Is there's some numpy matrix magic that allows me to calculate this efficiently?

Note:

The paper has an implementation in R which I (believe) does this as follows:

Qdiag <- lm.influence(lm(y ~ X-1, weights=W))$hat/W

R's docs for lm.influence$hat says this gives "a vector containing the diagonal of the ‘hat’ matrix." Which kinda sounds like what I want, although Wikipedia's definition of the hat matrix (==influence or projection matrix), looks slightly different.

--

I think the following is a valid (naive) implementation. It runs out of memory for large n

m = 3
n = 20 # 500000 -- out of memory for large n

np.random.seed(123)
X = np.random.random((n,m))
W = np.random.random(n)
W = np.diag(W)
xtwx = X.T.dot(W.dot(X))
xtwxi = np.linalg.pinv(xtwx)
xtwxixt = xtwxi.dot(X.T)
Q = X.dot(xtwxixt)
Qdiag = np.diag(Q)
print Qdiag.shape, Qdiag.sum() # Checksum of output 
print Qdiag

Answer 1

(In a now deleted comment i said it's impossible given some density- and hardware-assumptions treating it as black-box. But it seems it can be done. That does not mean it's the correct approach!)

So without analyzing the background of this formula, we can do some basic approaches given minimal assumptions and classic rules like:

• A: associativity of matrix-multiplication
• B: solving a system of linear-equations instead of inverting
  • we assume XtWX is non-singular
• C: recognizing A*W (with W diagonal-only) is a row-wise elementwise-product with the diagonal-vector
• D: calculating the diagonal-entries of Q only (or else we would have a result matrix of N*N = 2.5e8 entries for your numbers)
  • i used this

Code:

import numpy as np
from time import perf_counter as pc     # python 3 only

m = 200
n = 500000

np.random.seed(123)
X = np.random.random((n,m))
W_diag = np.random.random(n)            # C -> dense vector

start_time = pc()

lhs = np.multiply(X.T, W_diag).dot(X)   # C (+A)
x = np.linalg.solve(lhs, X.T)           # B

# EDIT: Paul Panzer recommends the inverse in his comment based on the rhs-dims!

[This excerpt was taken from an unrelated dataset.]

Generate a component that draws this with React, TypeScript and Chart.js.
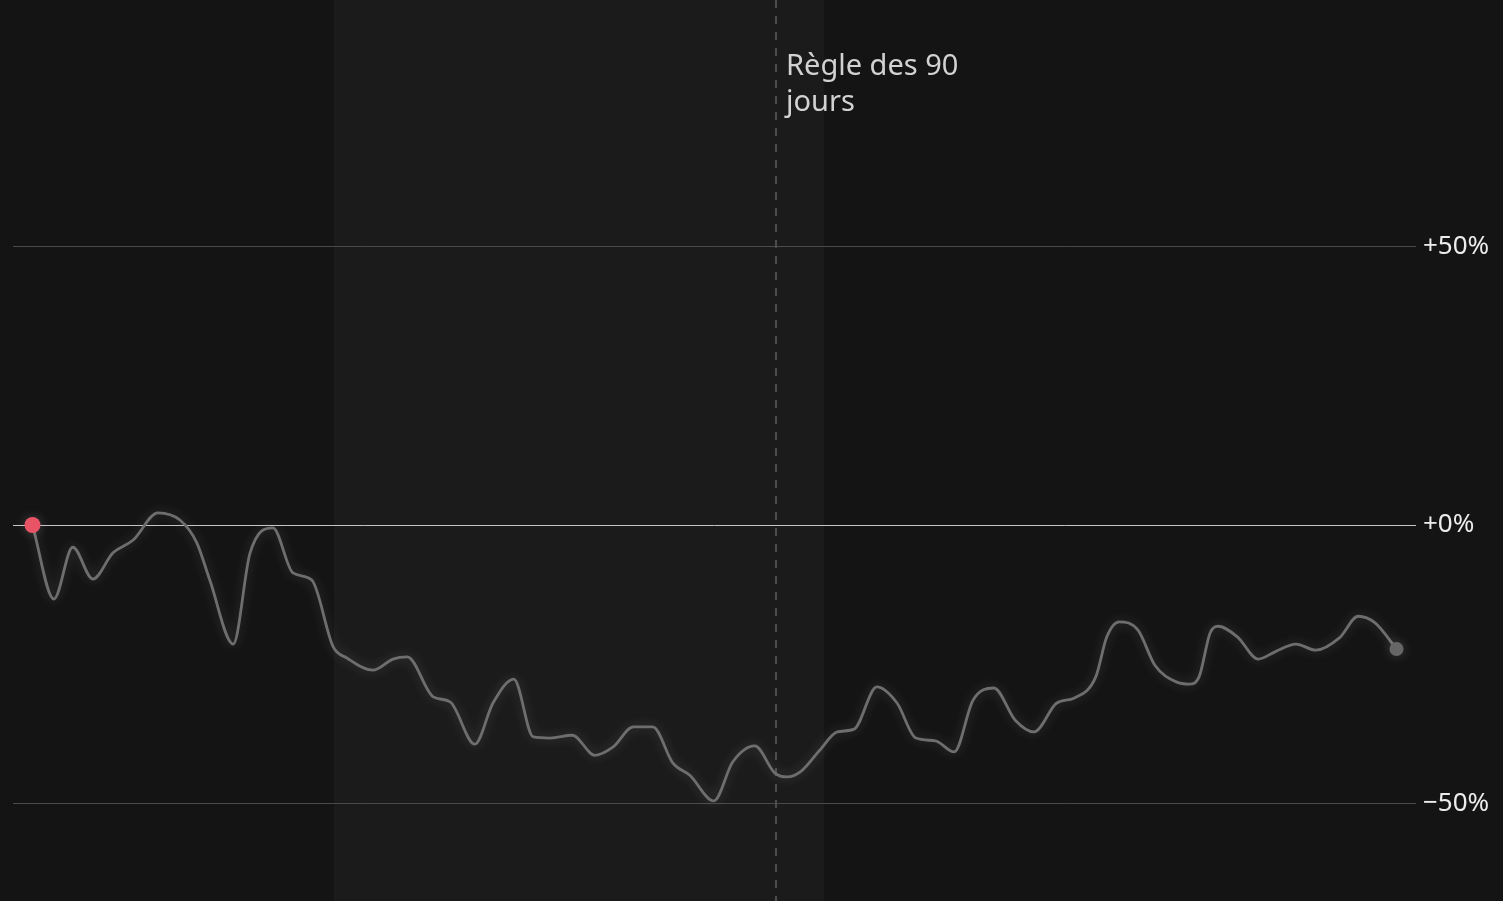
import React, { useRef, useEffect } from 'react'
import Chart from 'chart.js/auto'

// jours depuis le début de la période
const days = [
  0, 3.3, 6.2, 9.3, 12.4, 15.5, 19.3, 22.7, 25.3, 27.3, 30.9, 33.5, 37.0, 40.1, 43.0,
  46.3, 48.4, 52.4, 55.5, 57.7, 61.7, 64.3, 68.1, 70.9, 74.1, 77.1, 79.7, 83.1, 86.6,
  89.4, 92.5, 95.5, 98.6, 101.2, 104.9, 107.8, 111.2, 114.3, 116.2, 118.2, 121.2, 123.9,
  126.5, 130.0, 133.1, 136.0, 139.0, 141.9, 144.8, 148.0, 151.3, 154.2, 157.7, 160.4,
  163.7, 165.4, 167.3, 170.2, 172.8, 176.1, 178.1, 179.6, 181.3, 182.5, 185.5, 188.7,
  191.3, 194.5, 197.6, 201.2, 204.1, 206.7, 210
]

// variation en %
const changePct = [
  0, -13.3, -4.0, -9.7, -5.0, -2.7, 2.2, 0.9, -3.2, -9.9, -21.4, -5.0, -0.5, -8.6, -9.9,
  -21.9, -23.9, -26.1, -24.1, -23.7, -30.9, -31.8, -39.4, -32.0, -27.7, -38.1, -38.3, -37.8, -41.4,
  -39.9, -36.3, -36.3, -42.8, -45.0, -49.6, -42.6, -39.7, -44.6, -45.3, -44.4, -40.5, -37.2,
  -36.7, -29.1, -32.0, -38.3, -38.8, -40.8, -31.5, -29.3, -35.1, -37.2, -32.0, -31.1,
  -27.3, -20.1, -17.4, -18.9, -25.2, -28.2, -28.6, -27.3, -19.4, -18.2, -20.1, -24.1,
  -22.8, -21.4, -22.5, -20.3, -16.4, -17.6, -22.3
]

const yTicks = [-50, 0, 50]
const bandStart = 46.4
const bandEnd = 121.9
const ruleDay = 114.3
const ruleLabel = ['Règle des 90', 'jours']

const FONT = '"Noto Sans", "Open Sans", sans-serif'

const backgroundPlugin = {
  id: 'bgBand',
  beforeDraw(chart: any) {
    const { ctx, width, height, scales } = chart
    ctx.save()
    ctx.fillStyle = '#141414'
    ctx.fillRect(0, 0, width, height)
    const x0 = scales.x.getPixelForValue(bandStart)
    const x1 = scales.x.getPixelForValue(bandEnd)
    ctx.fillStyle = '#1b1b1b'
    ctx.fillRect(x0, 0, x1 - x0, height)
    ctx.restore()
  },
  beforeDatasetsDraw(chart: any) {
    const { ctx, height, scales } = chart
    const x = Math.round(scales.x.getPixelForValue(ruleDay)) + 1
    ctx.save()
    ctx.strokeStyle = '#4d4d4d'
    ctx.lineWidth = 2
    ctx.setLineDash([8, 8])
    ctx.beginPath()
    ctx.moveTo(x, 0)
    ctx.lineTo(x, height)
    ctx.stroke()
    ctx.setLineDash([])
    ctx.fillStyle = '#d2d2d2'
    ctx.font = `29px ${FONT}`
    ctx.textBaseline = 'alphabetic'
    ctx.textAlign = 'left'
    ruleLabel.forEach((line, i) => ctx.fillText(line, x + 10, 75 + i * 36))
    ctx.restore()
  },
  beforeDatasetDraw(chart: any) {
    const ctx = chart.ctx
    ctx.save()
    ctx.shadowColor = 'rgba(255,255,255,0.2)'
    ctx.shadowBlur = 12
  },
  afterDatasetDraw(chart: any) {
    chart.ctx.restore()
  }
}

const App: React.FC = () => {
  const canvasRef = useRef<HTMLCanvasElement>(null)
  const chartRef = useRef<Chart | null>(null)

  useEffect(() => {
    if (!canvasRef.current) return
    if (chartRef.current) chartRef.current.destroy()

    const last = days.length - 1

    chartRef.current = new Chart(canvasRef.current, {
      type: 'line',
      data: {
        datasets: [{
          data: days.map((d, i) => ({ x: d, y: changePct[i] })),
          borderColor: '#6e6e6e',
          borderWidth: 2.8,
          cubicInterpolationMode: 'monotone',
          pointRadius: (c: any) => (c.dataIndex === 0 ? 8 : c.dataIndex === last ? 7 : 0),
          pointBackgroundColor: (c: any) => (c.dataIndex === 0 ? '#e85466' : '#666666'),
          pointBorderWidth: 0,
          pointHoverRadius: 0,
          clip: false
        }]
      },
      options: {
        animation: false,
        responsive: true,
        maintainAspectRatio: false,
        layout: { autoPadding: false, padding: { left: 13, right: 0, top: 0, bottom: 0 } },
        plugins: {
          legend: { display: false },
          tooltip: { enabled: false }
        },
        scales: {
          x: {
            type: 'linear',
            display: false,
            min: -3,
            max: 213
          },
          y: {
            position: 'right',
            min: -67.6,
            max: 94.4,
            afterBuildTicks: (scale: any) => {
              scale.ticks = yTicks.map(v => ({ value: v }))
            },
            afterFit: (scale: any) => {
              scale.width = 87
              scale.paddingTop = 0
              scale.paddingBottom = 0
            },
            border: { display: false },
            grid: {
              drawTicks: false,
              lineWidth: 1,
              color: (c: any) => (c.tick && c.tick.value === 0 ? '#c4c4c4' : '#4a4a4a')
            },
            ticks: {
              padding: 7,
              color: '#ececec',
              font: { family: FONT, size: 26 },
              callback: (v: any) => (v > 0 ? `+${v}%` : v === 0 ? '+0%' : `\u2212${Math.abs(v)}%`)
            }
          }
        }
      },
      plugins: [backgroundPlugin]
    })

    return () => {
      if (chartRef.current) {
        chartRef.current.destroy()
        chartRef.current = null
      }
    }
  }, [])

  return (
    <div style={{ position: 'fixed', left: 0, top: 0, width: 1503, height: 901, background: '#141414' }}>
      <canvas ref={canvasRef}></canvas>
    </div>
  )
}

export default App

# if you know something about lhs (looks symmetric; maybe even PSD)
# use one of the following for speedups and more robustness
# i highly recommend this research: feels PSD
# import scipy.linalg as slin
# x = slin.solve(lhs, X.T, assume_a='sym')
# x = slin.solve(lhs, X.T, assume_a='pos')

Q_ = np.einsum('ij,ji->i', X,x)         # D most important -> N*N elsewise
print(Q_)

end_time = pc()
print(end_time - start_time)

Out:

[ 0.00068103  0.00083676  0.00080945 ...,  0.00077864  0.00078945
  0.0007804 ]
3.1077745566331165  # seconds

Result is the same compared to your code given for your single test-case!

In general i would recommend going by the underlying math and not by the extracted formula itself. As the paper basically says the more complete problem is a weighted least-squares problem, this is a good start for some research.